Я очень любила, исполняя мамино поручение, что есть духу пробежать всю анфиладу комнат, с заворотом в большую полутемную переднюю нашей казенной квартиры. Лечу я однажды таким образом, а было мне уже шестнадцать лет и гимназию я кончила, — и налетаю в дверях на Федора Михайловича. Сконфузилась, извиняюсь, и вдруг поняла, что не надо. Стоит он передо мной бледный, пот со лба вытирает и тяжело так дышит, скоро по лестнице шел: "Мама дома? Ну, слава Богу!" Потом взял мою голову в свои руки и поцеловал в лоб: "Ну, слава Богу! Мне сейчас сказали, что вас обеих арестовали!" Это было незадолго до нашей поездки в Висбаден. По возвращении оттуда я попала с моим отцом на его похороны, а маме и этого не удалось: она все еще не могла вернуться».

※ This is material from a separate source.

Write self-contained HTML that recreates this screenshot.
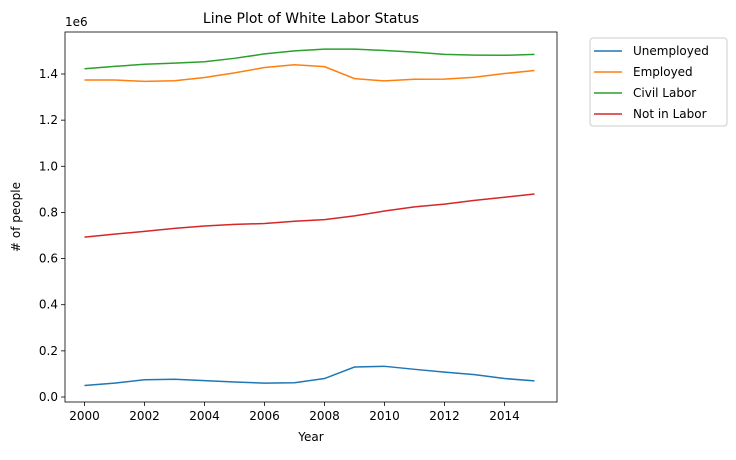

По воспоминаниям внучки А. П. Философовой, 3. А. Трубецкой, «тетя Маня (старшая дочь Анны Павловны, в замужестве Каменецкая), которой Достоевский помогал по математике, любила нам рассказывать следующий эпизод. Однажды Анна Павловна должна была ехать на бал, на ней было черное бархатное платье и букет анютиных глазок (как у Анны Карениной) и диадема в волосах, как полагалось. Вдруг перед самым отъездом на бал прискакал гонец и сообщил, что в дешевых ночлежных квартирах, созданных Анной Павловной, обварили ребенка, мать голосит, а доктора нет. Не раздумывая ни секунды, Анна Павловна, как была в бальном платье, вскочила на извозчика с гонцом (парень лет 16) и понеслась за доктором, вместе с ним поехала к ребенку, чтобы попытаться его спасти. Когда мой дядя, Владимир Владимирович, рассказал Достоевскому эту историю, то Достоевский воскликнул: "В этом жесте вся Анна Павловна! Помочь ребенку важнее, чем новое платье, чем опоздать к выходу царя, чем войти во дворец не под руку с мужем, как полагалось, а одной. Главное, всегда сначала настоящее главное!"».
После одного из выступлений Достоевского Каменецкая преподнесла ему букет белых роз.